*Required task*: Skip the pictures. Set down, word for word, the lines from the start of the material up to and including the line with "lw=1, clip_on=False)".

*Dataset extract*:

- - -

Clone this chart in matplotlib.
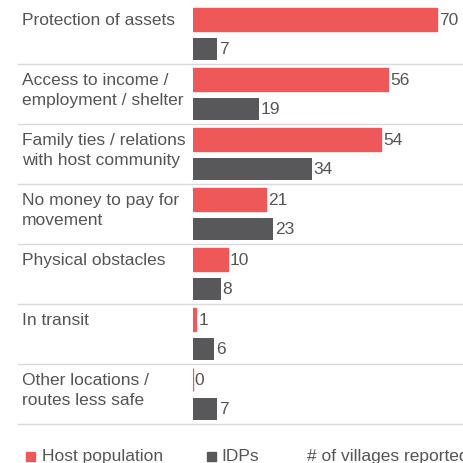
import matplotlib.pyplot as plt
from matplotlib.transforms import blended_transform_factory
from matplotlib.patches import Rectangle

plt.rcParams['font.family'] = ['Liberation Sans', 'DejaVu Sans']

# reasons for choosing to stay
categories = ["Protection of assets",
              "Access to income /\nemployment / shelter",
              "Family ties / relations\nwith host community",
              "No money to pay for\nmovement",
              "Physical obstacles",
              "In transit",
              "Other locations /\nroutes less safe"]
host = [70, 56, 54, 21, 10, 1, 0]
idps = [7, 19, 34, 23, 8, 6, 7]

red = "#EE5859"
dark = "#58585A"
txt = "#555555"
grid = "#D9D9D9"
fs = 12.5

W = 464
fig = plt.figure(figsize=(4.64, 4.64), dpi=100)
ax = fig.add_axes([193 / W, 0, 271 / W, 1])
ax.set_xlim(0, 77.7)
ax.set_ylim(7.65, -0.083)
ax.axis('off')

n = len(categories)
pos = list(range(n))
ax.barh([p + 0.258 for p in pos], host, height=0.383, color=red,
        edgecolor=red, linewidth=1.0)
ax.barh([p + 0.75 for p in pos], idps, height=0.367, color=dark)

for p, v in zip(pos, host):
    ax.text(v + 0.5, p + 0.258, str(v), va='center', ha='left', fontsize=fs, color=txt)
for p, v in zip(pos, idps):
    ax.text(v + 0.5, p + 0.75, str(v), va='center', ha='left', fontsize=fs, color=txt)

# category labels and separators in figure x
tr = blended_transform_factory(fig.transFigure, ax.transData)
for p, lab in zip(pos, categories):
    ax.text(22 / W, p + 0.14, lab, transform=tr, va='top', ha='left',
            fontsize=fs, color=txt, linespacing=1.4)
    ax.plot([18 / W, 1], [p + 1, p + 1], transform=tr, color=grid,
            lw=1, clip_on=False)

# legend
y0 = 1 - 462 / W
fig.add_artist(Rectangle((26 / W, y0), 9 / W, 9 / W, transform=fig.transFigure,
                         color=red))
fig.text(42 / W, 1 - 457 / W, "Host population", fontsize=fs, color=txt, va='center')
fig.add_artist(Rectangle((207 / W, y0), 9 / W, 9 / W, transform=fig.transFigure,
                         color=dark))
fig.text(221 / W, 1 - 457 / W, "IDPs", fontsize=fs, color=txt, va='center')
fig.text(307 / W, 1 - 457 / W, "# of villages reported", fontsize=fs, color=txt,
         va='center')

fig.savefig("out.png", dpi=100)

- - -

*Answer to the problem*:
Clone this chart in matplotlib.
import matplotlib.pyplot as plt
from matplotlib.transforms import blended_transform_factory
from matplotlib.patches import Rectangle

plt.rcParams['font.family'] = ['Liberation Sans', 'DejaVu Sans']

# reasons for choosing to stay
categories = ["Protection of assets",
              "Access to income /\nemployment / shelter",
              "Family ties / relations\nwith host community",
              "No money to pay for\nmovement",
              "Physical obstacles",
              "In transit",
              "Other locations /\nroutes less safe"]
host = [70, 56, 54, 21, 10, 1, 0]
idps = [7, 19, 34, 23, 8, 6, 7]

red = "#EE5859"
dark = "#58585A"
txt = "#555555"
grid = "#D9D9D9"
fs = 12.5

W = 464
fig = plt.figure(figsize=(4.64, 4.64), dpi=100)
ax = fig.add_axes([193 / W, 0, 271 / W, 1])
ax.set_xlim(0, 77.7)
ax.set_ylim(7.65, -0.083)
ax.axis('off')

n = len(categories)
pos = list(range(n))
ax.barh([p + 0.258 for p in pos], host, height=0.383, color=red,
        edgecolor=red, linewidth=1.0)
ax.barh([p + 0.75 for p in pos], idps, height=0.367, color=dark)

for p, v in zip(pos, host):
    ax.text(v + 0.5, p + 0.258, str(v), va='center', ha='left', fontsize=fs, color=txt)
for p, v in zip(pos, idps):
    ax.text(v + 0.5, p + 0.75, str(v), va='center', ha='left', fontsize=fs, color=txt)

# category labels and separators in figure x
tr = blended_transform_factory(fig.transFigure, ax.transData)
for p, lab in zip(pos, categories):
    ax.text(22 / W, p + 0.14, lab, transform=tr, va='top', ha='left',
            fontsize=fs, color=txt, linespacing=1.4)
    ax.plot([18 / W, 1], [p + 1, p + 1], transform=tr, color=grid,
            lw=1, clip_on=False)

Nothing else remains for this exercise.